The AR lenses also have a “Funfilter” an overlaid setting that can literally replace anything disagreeable or upsetting in view with something benign and cute. As you can imagine, Jill, the suicide-cleanup expert — makes use of this filter. It both hides the horror…and adds to it. This one feature is like an episode of Black Mirror. Contestant Juliette comments about AR editing the world around them and changing how people experience and interact with their world. “When that protective layer disappears suddenly—well, naked, unaugmented reality can be a pretty scary place.” The filter, and the AR itself, hide reality while also providing people with unlimited stimulation.
There are a number of annotations spread throughout. Many of them give definitions of particular words. Notably, the definitions are basically wrong in context, like when a contestant is stuck in a precarious position and couldn’t be removed — “to no avail” is marked for annotation, and the definition states “to have worth.” There is a commentary on etymology here, like when “consider” in another passage is defined as “to observe the stars.” The Latin origin of consider did mean exactly that.
Many annotations are made for pure comedic relief: “Liam didn’t know what to say, so he stuck to what he knew.7 [7 i.e.: nothing.]” Not all of these annotations hit the mark for this reader personally, but some of them were very funny. One could easily find themselves skipping over the annotations to continue with the flow of the story, then heading back to check an annotation after reaching the end of a paragraph.

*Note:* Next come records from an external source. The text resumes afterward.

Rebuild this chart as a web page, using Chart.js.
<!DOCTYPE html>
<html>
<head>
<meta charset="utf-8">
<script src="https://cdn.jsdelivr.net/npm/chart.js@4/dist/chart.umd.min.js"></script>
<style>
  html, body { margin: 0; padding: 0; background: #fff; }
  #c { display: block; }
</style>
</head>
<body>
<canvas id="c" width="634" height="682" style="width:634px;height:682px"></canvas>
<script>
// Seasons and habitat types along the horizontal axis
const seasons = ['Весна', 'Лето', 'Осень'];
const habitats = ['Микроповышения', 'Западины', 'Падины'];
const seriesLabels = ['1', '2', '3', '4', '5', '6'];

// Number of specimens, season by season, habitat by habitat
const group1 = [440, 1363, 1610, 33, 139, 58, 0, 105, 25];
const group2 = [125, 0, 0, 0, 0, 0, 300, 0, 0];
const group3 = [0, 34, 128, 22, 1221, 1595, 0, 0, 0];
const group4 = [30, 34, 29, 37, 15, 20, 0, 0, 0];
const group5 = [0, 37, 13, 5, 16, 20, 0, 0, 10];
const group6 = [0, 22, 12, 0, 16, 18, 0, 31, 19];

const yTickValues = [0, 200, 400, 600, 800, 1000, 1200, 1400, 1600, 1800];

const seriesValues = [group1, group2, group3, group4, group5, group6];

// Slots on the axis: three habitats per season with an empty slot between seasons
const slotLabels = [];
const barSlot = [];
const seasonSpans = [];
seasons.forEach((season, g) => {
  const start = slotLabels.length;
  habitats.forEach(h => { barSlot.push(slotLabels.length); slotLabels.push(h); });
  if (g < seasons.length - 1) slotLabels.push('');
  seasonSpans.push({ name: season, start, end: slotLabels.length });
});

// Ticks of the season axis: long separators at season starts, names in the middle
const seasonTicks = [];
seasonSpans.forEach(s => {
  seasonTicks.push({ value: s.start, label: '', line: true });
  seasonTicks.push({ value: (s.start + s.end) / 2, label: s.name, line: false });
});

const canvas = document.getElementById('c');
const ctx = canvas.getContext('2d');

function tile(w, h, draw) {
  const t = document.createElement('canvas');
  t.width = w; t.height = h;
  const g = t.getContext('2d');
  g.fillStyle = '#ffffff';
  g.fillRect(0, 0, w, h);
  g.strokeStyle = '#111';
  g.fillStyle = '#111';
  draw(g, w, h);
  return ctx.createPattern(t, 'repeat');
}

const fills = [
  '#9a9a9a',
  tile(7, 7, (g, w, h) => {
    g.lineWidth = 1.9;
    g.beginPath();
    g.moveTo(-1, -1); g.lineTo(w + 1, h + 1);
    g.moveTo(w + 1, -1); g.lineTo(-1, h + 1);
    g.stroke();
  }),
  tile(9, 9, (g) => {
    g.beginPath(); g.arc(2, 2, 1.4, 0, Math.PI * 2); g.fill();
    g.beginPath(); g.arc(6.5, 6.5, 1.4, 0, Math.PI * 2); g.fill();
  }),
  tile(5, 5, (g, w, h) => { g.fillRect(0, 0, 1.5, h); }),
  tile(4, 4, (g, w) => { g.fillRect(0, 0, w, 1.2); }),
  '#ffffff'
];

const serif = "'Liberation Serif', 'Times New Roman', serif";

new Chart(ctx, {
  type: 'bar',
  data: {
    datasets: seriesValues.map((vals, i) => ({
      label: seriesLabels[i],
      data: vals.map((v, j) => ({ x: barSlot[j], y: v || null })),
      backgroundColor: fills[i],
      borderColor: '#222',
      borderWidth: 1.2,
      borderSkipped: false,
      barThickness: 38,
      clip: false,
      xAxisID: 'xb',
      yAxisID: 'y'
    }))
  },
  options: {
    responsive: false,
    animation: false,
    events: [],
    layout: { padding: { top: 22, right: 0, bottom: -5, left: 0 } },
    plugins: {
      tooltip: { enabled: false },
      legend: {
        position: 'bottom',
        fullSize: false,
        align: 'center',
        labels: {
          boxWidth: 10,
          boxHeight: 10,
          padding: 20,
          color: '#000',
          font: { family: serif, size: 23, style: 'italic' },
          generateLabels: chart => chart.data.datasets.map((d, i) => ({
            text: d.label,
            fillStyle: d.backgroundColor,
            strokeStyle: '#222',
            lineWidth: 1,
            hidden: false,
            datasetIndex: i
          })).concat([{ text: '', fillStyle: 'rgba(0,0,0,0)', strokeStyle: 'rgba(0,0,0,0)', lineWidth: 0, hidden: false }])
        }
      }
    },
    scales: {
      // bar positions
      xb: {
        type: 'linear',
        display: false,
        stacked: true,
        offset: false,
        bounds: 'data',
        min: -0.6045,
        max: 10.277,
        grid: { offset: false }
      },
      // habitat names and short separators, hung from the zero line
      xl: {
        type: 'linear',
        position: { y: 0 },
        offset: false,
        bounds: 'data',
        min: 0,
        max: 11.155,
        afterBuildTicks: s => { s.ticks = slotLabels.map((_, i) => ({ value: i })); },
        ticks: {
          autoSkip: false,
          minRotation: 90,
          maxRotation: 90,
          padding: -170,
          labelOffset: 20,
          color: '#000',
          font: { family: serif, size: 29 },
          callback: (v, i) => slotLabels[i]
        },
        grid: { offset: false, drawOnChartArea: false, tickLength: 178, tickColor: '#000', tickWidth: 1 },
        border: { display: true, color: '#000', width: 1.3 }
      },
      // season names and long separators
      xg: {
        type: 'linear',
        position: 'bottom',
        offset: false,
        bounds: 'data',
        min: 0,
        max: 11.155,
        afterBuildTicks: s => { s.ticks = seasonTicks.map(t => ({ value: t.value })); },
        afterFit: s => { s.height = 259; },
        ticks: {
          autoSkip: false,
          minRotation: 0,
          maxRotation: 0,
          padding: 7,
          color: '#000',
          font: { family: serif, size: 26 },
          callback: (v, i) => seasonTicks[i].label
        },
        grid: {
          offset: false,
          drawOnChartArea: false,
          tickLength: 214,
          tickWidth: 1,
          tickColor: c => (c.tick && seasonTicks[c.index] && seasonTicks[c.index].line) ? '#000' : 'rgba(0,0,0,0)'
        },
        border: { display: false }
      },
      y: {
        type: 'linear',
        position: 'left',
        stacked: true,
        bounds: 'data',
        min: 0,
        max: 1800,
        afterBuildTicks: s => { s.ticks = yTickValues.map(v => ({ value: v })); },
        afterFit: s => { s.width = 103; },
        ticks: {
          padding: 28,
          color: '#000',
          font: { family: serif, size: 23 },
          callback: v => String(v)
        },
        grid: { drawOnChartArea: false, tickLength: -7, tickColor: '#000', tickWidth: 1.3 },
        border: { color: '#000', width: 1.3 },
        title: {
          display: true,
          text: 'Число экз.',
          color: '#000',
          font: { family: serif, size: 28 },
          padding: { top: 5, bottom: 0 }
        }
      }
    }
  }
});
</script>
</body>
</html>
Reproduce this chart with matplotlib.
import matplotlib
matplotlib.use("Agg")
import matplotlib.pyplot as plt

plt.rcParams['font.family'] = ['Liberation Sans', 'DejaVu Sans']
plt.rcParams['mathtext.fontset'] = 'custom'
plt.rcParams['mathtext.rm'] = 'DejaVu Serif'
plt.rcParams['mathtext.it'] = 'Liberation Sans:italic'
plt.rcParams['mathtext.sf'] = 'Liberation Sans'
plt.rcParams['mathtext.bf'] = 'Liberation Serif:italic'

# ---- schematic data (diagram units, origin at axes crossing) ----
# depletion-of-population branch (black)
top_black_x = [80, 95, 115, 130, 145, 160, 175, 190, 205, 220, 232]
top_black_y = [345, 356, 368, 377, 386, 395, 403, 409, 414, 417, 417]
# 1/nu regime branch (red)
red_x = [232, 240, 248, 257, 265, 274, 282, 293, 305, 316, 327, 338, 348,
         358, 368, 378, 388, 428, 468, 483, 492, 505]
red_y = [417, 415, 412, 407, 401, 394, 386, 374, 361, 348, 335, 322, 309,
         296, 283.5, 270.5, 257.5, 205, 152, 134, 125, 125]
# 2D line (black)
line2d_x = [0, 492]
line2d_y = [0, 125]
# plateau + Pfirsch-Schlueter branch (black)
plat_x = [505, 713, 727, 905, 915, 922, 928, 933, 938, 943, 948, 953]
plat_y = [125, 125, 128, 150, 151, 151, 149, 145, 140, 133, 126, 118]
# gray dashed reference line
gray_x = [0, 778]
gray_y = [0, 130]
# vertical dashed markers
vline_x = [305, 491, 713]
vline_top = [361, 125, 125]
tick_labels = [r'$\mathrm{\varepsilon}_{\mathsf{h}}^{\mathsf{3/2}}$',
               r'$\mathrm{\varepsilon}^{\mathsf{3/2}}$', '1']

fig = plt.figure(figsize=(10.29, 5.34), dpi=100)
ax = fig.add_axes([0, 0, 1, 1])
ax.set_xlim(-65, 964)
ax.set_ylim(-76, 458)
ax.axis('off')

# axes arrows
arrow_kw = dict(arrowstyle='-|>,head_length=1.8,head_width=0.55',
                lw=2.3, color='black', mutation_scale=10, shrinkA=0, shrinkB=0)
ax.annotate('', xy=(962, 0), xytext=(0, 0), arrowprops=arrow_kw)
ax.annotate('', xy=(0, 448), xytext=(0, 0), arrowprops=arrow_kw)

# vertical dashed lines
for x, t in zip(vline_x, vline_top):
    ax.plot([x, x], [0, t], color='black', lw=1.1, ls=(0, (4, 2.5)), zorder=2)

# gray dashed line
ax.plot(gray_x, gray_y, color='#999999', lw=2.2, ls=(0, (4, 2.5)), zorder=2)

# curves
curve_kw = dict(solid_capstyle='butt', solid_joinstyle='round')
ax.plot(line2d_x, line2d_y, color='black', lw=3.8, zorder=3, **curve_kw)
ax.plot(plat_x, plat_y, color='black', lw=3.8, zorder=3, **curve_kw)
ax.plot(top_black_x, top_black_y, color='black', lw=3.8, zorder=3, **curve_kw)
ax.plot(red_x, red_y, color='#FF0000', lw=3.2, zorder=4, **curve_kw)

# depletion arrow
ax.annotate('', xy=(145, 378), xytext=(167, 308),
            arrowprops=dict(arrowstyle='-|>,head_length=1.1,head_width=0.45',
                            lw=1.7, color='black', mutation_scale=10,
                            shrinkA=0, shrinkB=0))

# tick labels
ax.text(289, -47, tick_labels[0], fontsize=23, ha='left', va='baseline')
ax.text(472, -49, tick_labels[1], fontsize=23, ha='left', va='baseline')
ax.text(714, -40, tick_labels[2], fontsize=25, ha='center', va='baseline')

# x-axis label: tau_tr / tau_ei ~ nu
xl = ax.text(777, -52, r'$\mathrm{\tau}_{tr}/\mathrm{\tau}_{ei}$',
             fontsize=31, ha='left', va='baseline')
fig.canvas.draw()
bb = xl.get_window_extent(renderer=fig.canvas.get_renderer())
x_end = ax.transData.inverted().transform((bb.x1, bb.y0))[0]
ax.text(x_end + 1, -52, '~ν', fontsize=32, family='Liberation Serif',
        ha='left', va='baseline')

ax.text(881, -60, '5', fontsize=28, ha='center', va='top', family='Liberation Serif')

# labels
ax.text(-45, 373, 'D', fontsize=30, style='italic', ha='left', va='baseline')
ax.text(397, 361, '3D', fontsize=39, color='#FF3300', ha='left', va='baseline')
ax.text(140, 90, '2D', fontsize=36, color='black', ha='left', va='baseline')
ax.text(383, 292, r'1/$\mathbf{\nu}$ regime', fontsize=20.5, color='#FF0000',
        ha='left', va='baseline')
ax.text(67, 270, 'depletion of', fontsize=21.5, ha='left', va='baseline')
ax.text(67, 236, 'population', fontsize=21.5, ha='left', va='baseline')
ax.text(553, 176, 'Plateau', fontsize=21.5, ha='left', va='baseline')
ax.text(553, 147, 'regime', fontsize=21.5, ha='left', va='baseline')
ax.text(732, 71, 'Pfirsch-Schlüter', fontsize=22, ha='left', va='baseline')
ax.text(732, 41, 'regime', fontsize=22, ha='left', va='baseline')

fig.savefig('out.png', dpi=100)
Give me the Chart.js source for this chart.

This is an accessible read for the Kindle reader, to pick up and down as wanted, squeezing in a chapter or two easily between life’s ups and downs. At least this piece of fiction lets one set aside their own worries for a time, as Liam witnesses and experiences so many more. One can thank their good fortune that this is fiction, but the cautionary tale elements linger in the insanity of 24 hour feeds and zero privacy for strangers’ entertainment. It’s not that tall a tale if you figure how entertainment has changed around us in just a couple decades.
There’s also the beginnings of a future technology beyond the AR interface, which resonates with further complications for the human race. All in the sake of progress, right? Right?
It’s not all bleak—it can’t be, or the story would be a complete downer. There are some humorous moments, funny quips and turns of phrase Lawless does spectacularly well. The way he cleverly introduces a character, or adds new layers to an observation make a pleasant and mind tickling read. That being said, don’t expect sunshine and roses in Always Greener.
The ending—without giving anything away—does come naturally, like the ending of a TV season. It leaves some character development unfinished with a clear nod towards building more naturally in the sequel. This book will be followed up by The Rude Eye of Rebellion. You can read the first chapter at LawlessAuthor.com.
Always Greener is published by Uproar Books and is currently available on Kindle and paperback.